Podengo at Praia do Castelejo
Finally, we got a picture of what I believe to be Grande and/or Medio Podengo -- the national dog of Portugal. We saw two of them wandering the hills around Praia do Castelejo.  The smaller one greeted us as we drove up the road toward the beach and then proceeded to watch us from above. The larger one was napping on a hillside covered with white flowers. Every once in a while he would stand to survey the landscape, turn around a few times and lie back down in the sun.




Salema


In the afternoon, we would see dogs stretched out napping in the shade or curled up next to the boats.

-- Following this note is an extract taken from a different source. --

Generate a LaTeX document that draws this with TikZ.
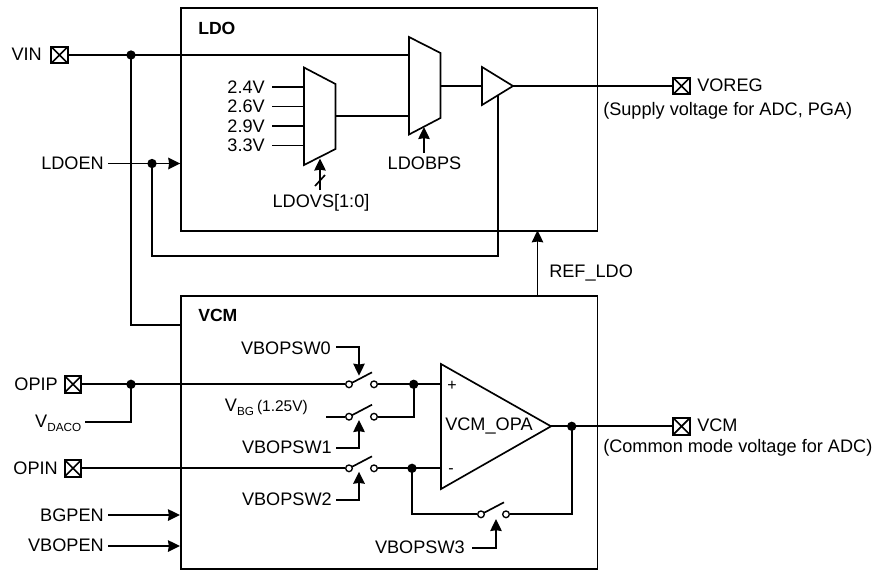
\documentclass[tikz,border=0pt]{standalone}
\usepackage{fontspec}
\setmainfont{Liberation Sans}
\usetikzlibrary{arrows.meta,calc}
\newcommand{\swt}[3]{%
  \node[swc] (#1l) at (#2,#3) {};
  \node[swc] (#1r) at (#2+25,#3) {};
  \draw[wire] ($(#1l)+(3,-1.5)$) -- ($(#1r)+(-2,-12)$);
}
\newcommand{\subs}[1]{\raisebox{-3pt}{\fontsize{8.8}{10}\selectfont #1}}
\tikzset{
  x=0.75pt,y=-0.75pt,
  wire/.style={line width=1.25pt,line cap=butt,line join=miter},
  arr/.style={wire,-{Stealth[length=9pt,width=8.6pt,inset=0.6pt]}},
  blockbox/.style={draw,line width=1.25pt,minimum width=312.3pt,inner sep=0pt,anchor=north west},
  shapeline/.style={draw,line width=1.25pt,fill=white,line join=miter},
  lbl/.style={inner sep=0pt,font=\fontsize{13.6}{16}\selectfont},
  lblr/.style={lbl,anchor=east},
  lbll/.style={lbl,anchor=west},
  title/.style={lbl,anchor=west,font=\fontsize{13.2}{16}\selectfont\bfseries},
  signlbl/.style={inner sep=0pt,font=\fontsize{12}{14}\selectfont},
  jct/.style={circle,fill=black,inner sep=0pt,minimum size=7pt},
  swc/.style={circle,draw,line width=1pt,fill=white,inner sep=0pt,minimum size=5pt},
  pad/.style={draw,line width=1.4pt,fill=white,inner sep=0pt,minimum size=12.6pt,
    path picture={\draw[line width=1.25pt] (path picture bounding box.north west)--(path picture bounding box.south east)
      (path picture bounding box.north east)--(path picture bounding box.south west);}},
}
\begin{document}
\begin{tikzpicture}
\useasboundingbox (0,0) rectangle (877,569);
% blocks
\node[blockbox,minimum height=167.2pt] (ldo) at (180.3,7.3) {};
\node[blockbox,minimum height=204.7pt] (vcm) at (180.3,295) {};
\node[title] (ldot) at (198,28) {LDO};
\node[title] (vcmt) at (198,315) {VCM};
% pads
\node[pad] (pvin) at (59.5,55) {};
\node[pad] (pvoreg) at (681.5,86) {};
\node[pad] (popip) at (73,384.3) {};
\node[pad] (popin) at (73,468.3) {};
\node[pad] (pvcm) at (681.5,426.3) {};
% pad labels
\node[lblr] (tvin) at (42,54.5) {VIN};
\node[lbll] (tvoreg) at (697,85) {VOREG};
\node[lbl,anchor=west] (tsup) at (603,110.5) {(Supply voltage for ADC, PGA)};
\node[lblr] (topip) at (58,384) {OPIP};
\node[lblr] (topin) at (58,468) {OPIN};
\node[lbll] (tvcm) at (697,425) {VCM};
\node[lbl,anchor=west] (tcom) at (603,448) {(Common mode voltage for ADC)};
% mux corners
\coordinate (m1tl) at (304,67.5); \coordinate (m1tr) at (335.5,84);
\coordinate (m1br) at (335.5,149); \coordinate (m1bl) at (304,165);
\coordinate (m2tl) at (409,37); \coordinate (m2tr) at (440.5,53);
\coordinate (m2br) at (440.5,118); \coordinate (m2bl) at (409,134.5);
\coordinate (m1o) at (335.5,116); \coordinate (m2i) at (409,116);
\coordinate (m2a) at (409,55); \coordinate (m2o) at (440.5,86);
\coordinate (ampi) at (482,86); \coordinate (ampo) at (513,86);
% LDO inputs
\node[lblr] (v24) at (265,87) {2.4V};
\node[lblr] (v26) at (265,106.5) {2.6V};
\node[lblr] (v29) at (265,126) {2.9V};
\node[lblr] (v33) at (265,145.5) {3.3V};
\foreach \y in {87,106.5,126,145.5}
  \draw[wire] (272,\y) -- (304,\y);
% VIN
\node[jct] (jvin) at (131,55) {};
\coordinate (vcmin) at (180.3,324.7);
\draw[wire] (pvin.east) -- (m2a);
\draw[wire] (jvin.center) |- (vcmin);
\draw[wire] (m1o) -- (m2i);
\draw[wire] (m2o) -- (ampi);
% enable and feedback
\node[lblr] (tldoen) at (104,163.5) {LDOEN};
\node[jct] (jen) at (152,163.5) {};
\coordinate (enst) at (108,163.5);
\coordinate (ldoin) at (180.3,163.5);
\draw[arr] (enst) -- (ldoin);
\coordinate (fb1) at (152,256);
\coordinate (fb2) at (497.7,256);
\coordinate (fb3) at (497.7,95);
\draw[wire] (jen.center) -- (fb1) -- (fb2) -- (fb3);
% amp and muxes
\draw[wire] (ampo) -- (pvoreg.west);
\draw[shapeline] (ampi |- 0,67) -- (ampo) -- (ampi |- 0,105) -- cycle;
\draw[shapeline] (m1tl) -- (m1tr) -- (m1br) -- (m1bl) -- cycle;
\draw[shapeline] (m2tl) -- (m2tr) -- (m2br) -- (m2bl) -- cycle;
% selectors
\node[lbl] (tvs) at (321,202.5) {LDOVS[1:0]};
\coordinate (vsb) at (320,190);
\coordinate (vst) at (320,158.5);
\draw[arr] (vsb) -- (vst);
\draw[wire] (315,186) -- (325,175);
\node[lbl] (tbps) at (424.5,163.5) {LDOBPS};
\coordinate (bpb) at (424,153);
\coordinate (bpt) at (424,127);
\draw[arr] (bpb) -- (bpt);
% REF
\coordinate (rb) at (537.5,295);
\coordinate (rt) at (537.5,230.3);
\draw[arr] (rb) -- (rt);
\node[lbll] (tref) at (549,273) {REF\_LDO};
% op amp
\coordinate (oa1) at (441,364); \coordinate (oa2) at (441,489); \coordinate (oao) at (551,426.3);
\coordinate (oap) at (441,384.3); \coordinate (oan) at (441,468.3);
\draw[shapeline] (oa1) -- (oao) -- (oa2) -- cycle;
\node[signlbl] (tplus) at (452,386) {+};
\node[signlbl] (tminus) at (451,471) {-};
\node[lbll] (topa) at (445,426) {VCM\_OPA};
% switches
\swt{sa}{349}{384.3}
\swt{sb}{349}{416.7}
\swt{sc}{349}{468.3}
\swt{sd}{481}{514.3}
% VCM wiring
\node[jct] (jp) at (131,384.3) {};
\node[lblr] (tdac) at (81.5,423) {V\subs{DACO}};
\coordinate (dacst) at (85,422);
\draw[wire] (dacst) -| (jp.center);
\draw[wire] (popip.east) -- (sal.west);
\node[jct] (jq) at (413.7,384.3) {};
\draw[wire] (sar.east) -- (oap);
\draw[wire] (jq.center) |- (sbr.east);
\node[lblr] (tvbg) at (308,407.5) {V\subs{BG}\,{\fontsize{11.6}{14}\selectfont (1.25V)}};
\coordinate (bgst) at (326,416.7);
\draw[wire] (bgst) -- (sbl.west);
\draw[wire] (popin.east) -- (scl.west);
\node[jct] (jn) at (412,468.3) {};
\draw[wire] (scr.east) -- (oan);
\draw[wire] (jn.center) |- (sdl.west);
\node[jct] (jo) at (571.7,426.3) {};
\draw[wire] (sdr.east) -| (jo.center);
\draw[wire] (oao) -- (pvcm.west);
% switch controls
\node[lblr] (t0) at (331,348) {VBOPSW0};
\coordinate (c0s) at (336,347); \coordinate (c0t) at (359,375.7);
\draw[arr] (c0s) -| (c0t);
\node[lblr] (t1) at (332,447) {VBOPSW1};
\coordinate (c1s) at (336,447.7); \coordinate (c1t) at (359,420);
\draw[arr] (c1s) -| (c1t);
\node[lblr] (t2) at (332,499.5) {VBOPSW2};
\coordinate (c2s) at (336,500); \coordinate (c2t) at (359,471.7);
\draw[arr] (c2s) -| (c2t);
\node[lblr] (t3) at (465,547) {VBOPSW3};
\coordinate (c3s) at (472,547.7); \coordinate (c3t) at (496,519);
\draw[arr] (c3s) -| (c3t);
% enables
\node[lblr] (tbg) at (104,515) {BGPEN};
\coordinate (bgs) at (108,515); \coordinate (bge) at (180,515);
\draw[arr] (bgs) -- (bge);
\node[lblr] (tvb) at (104,545.5) {VBOPEN};
\coordinate (vbs) at (108,546); \coordinate (vbe) at (180,546);
\draw[arr] (vbs) -- (vbe);
\end{tikzpicture}
\end{document}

In the larger city of Lagos, east of Salema, the city dogs also roamed free. This one, below, wasn't exactly scruffy, but her eyes were mesmerizing. I love this picture (like all of the others, courtesy of my photographer/artist husband, Jamie).
Not exactly scruffy, but the most soulful eyes...Lagos










This Spanish Water Dog in Salema was a tourist roaming the beaches with his human. At first I thought he was a small Portuguese Water Dog (after all, we were in Portugal) but when I inquired, his owner quickly corrected me. The dog was cute, but not very friendly and I'm not sure how Jamie got this picture because he never stopped moving...


Spanish Water Dog in Salema



We didn't get any great dog pictures in Paris this time... but we couldn't resist this decidedly non-scruffy Chihuahua in a store window in Reykjavik, Iceland. At first I thought he was part of a display, then he opened his eyes, blinked and went back to sleep.



Reykjavik Chihuahua



That's it for this edition of "Portugal's Scruffy Dogs." I hope to return as soon as possible to continue my research (and enjoy more of those long, lazy, warm days by the beach).